Whether girls are banned from and punished for attending school, raped on the streets, sold into sex slavery by their families or cut open for cultural norms, the sexes are not equal. To combat this problem, on December 19, 2011, The United Nations General Assembly adopted Resolution 66/170, declaring October 11 to be the International Day of the Girl Child.
While some have embraced this day, others have posed the valid question of, “Isn’t that kind of sexist?” Before asking that question, though, we must first study some pre-existing acts of sexism. Is it fair that women get paid less than men? Is there a reason why women are more often the victims of domestic violence and rape? Why are women and girls are abducted and sold into sex slavery? In certain parts of the world, why don’t men want women to get an education like the boys can? The International Day of the Girl Child is not a day to make men feel out of place, but instead, it is a day to bring awareness to both men and women that there remains great inequalities between the sexes. By raising awareness, people all over the world are beginning to formulate change. According to the United Nations, fulfillment girls’ rights to education comes first among many goals stemming from the International Day of the Girl Child. Why is education so important?

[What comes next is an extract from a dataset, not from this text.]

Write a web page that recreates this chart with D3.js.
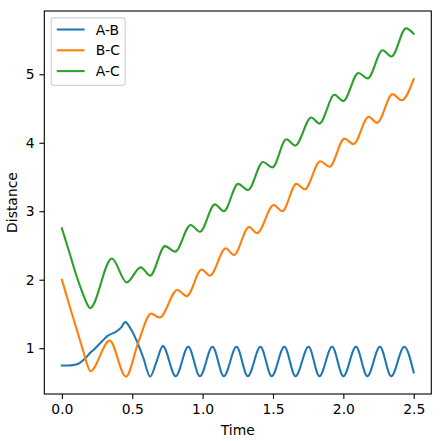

In many countries, girls cannot attend school and complete their education because of reasons such as safety, finances, institutional and cultural barriers. “Even when girls are in school, perceived low returns from poor quality of education, low aspirations, or household chores and other responsibilities keep them from attending school or from achieving adequate learning outcomes,” states the United Nations. Household chores, finances and low aspirations stem from a global history of patriarchy – historically, women have never had much of a voice. Because of their lack of say in what they can and can’t do, they have been marginalized, and their traditional roles have been marked out for them – they know of nothing better. Education, however, can begin to combat gender inequality and patriarchy, as well as tackle some of the world’s bigger issues. “Even though gender equality is on the table for the Post-2015 discussions, girls per se have little space in the discourse,” writes UNICEF Ethiopia. “In particular, girls’ education, acknowledged as the foundational basis not only for gender equality, but for a number of development outcomes is receiving a limited and diluted attention.” The International Day of the Girl child is beginning at education with the hopes that this will propel an even broader scope of equality in the future. As it has been said before: give a girl an education, and she will change the world.
In order to raise awareness about the education of girls, collaboration is required. According to the United Nations, innovation in partnerships, policies, community mobilization and engagement of young people can help address the importance of the subject and “propel” girls’ education into something that’s no longer just discussed, but is eventually done. While many organizations present special awareness projects on October 11, you can raise awareness every day of the year.
Three ways you can get involved:
– Half the Sky: Written by Nicholas D. Kristof and Sheryl WuDunn, this book covers many inequalities that women face around the world, and the importance of education and how it can fix many of these problems. Since the publishing of the book, a documentary of the same name has also been made. Get a group of family and friends together, watch the film, and end by opening up to a discussion on how this problem could or couldn’t get better.
– Girl Rising: Watch the film from Academy Award-nominated director Richard E. Robbins as the crew travels around the world to document the strength and spirit of often marginalized girls, and the power that education has to change the world.
– The Representation Project: If you’re interested in seeing how sexism is played throughout the United States, visit The Representation Project’s website, or watch their films, “Miss representation,” focusing on the daily challenges that women and girls face, and “The Mask You Live In,” focusing on the daily challenges that men and boys face.
The options of getting involved are endless, but you must begin somewhere. Women and girls are our mothers, daughters, sisters and friends. If all girls can get a decent education, the rest of the world will benefit from it. The saying, “it takes a village” rings true – in order to improve the inequalities that girls face across the globe, their right to education will need to become more solidified. Who can begin to push forward for this change that will benefit both men and women? You.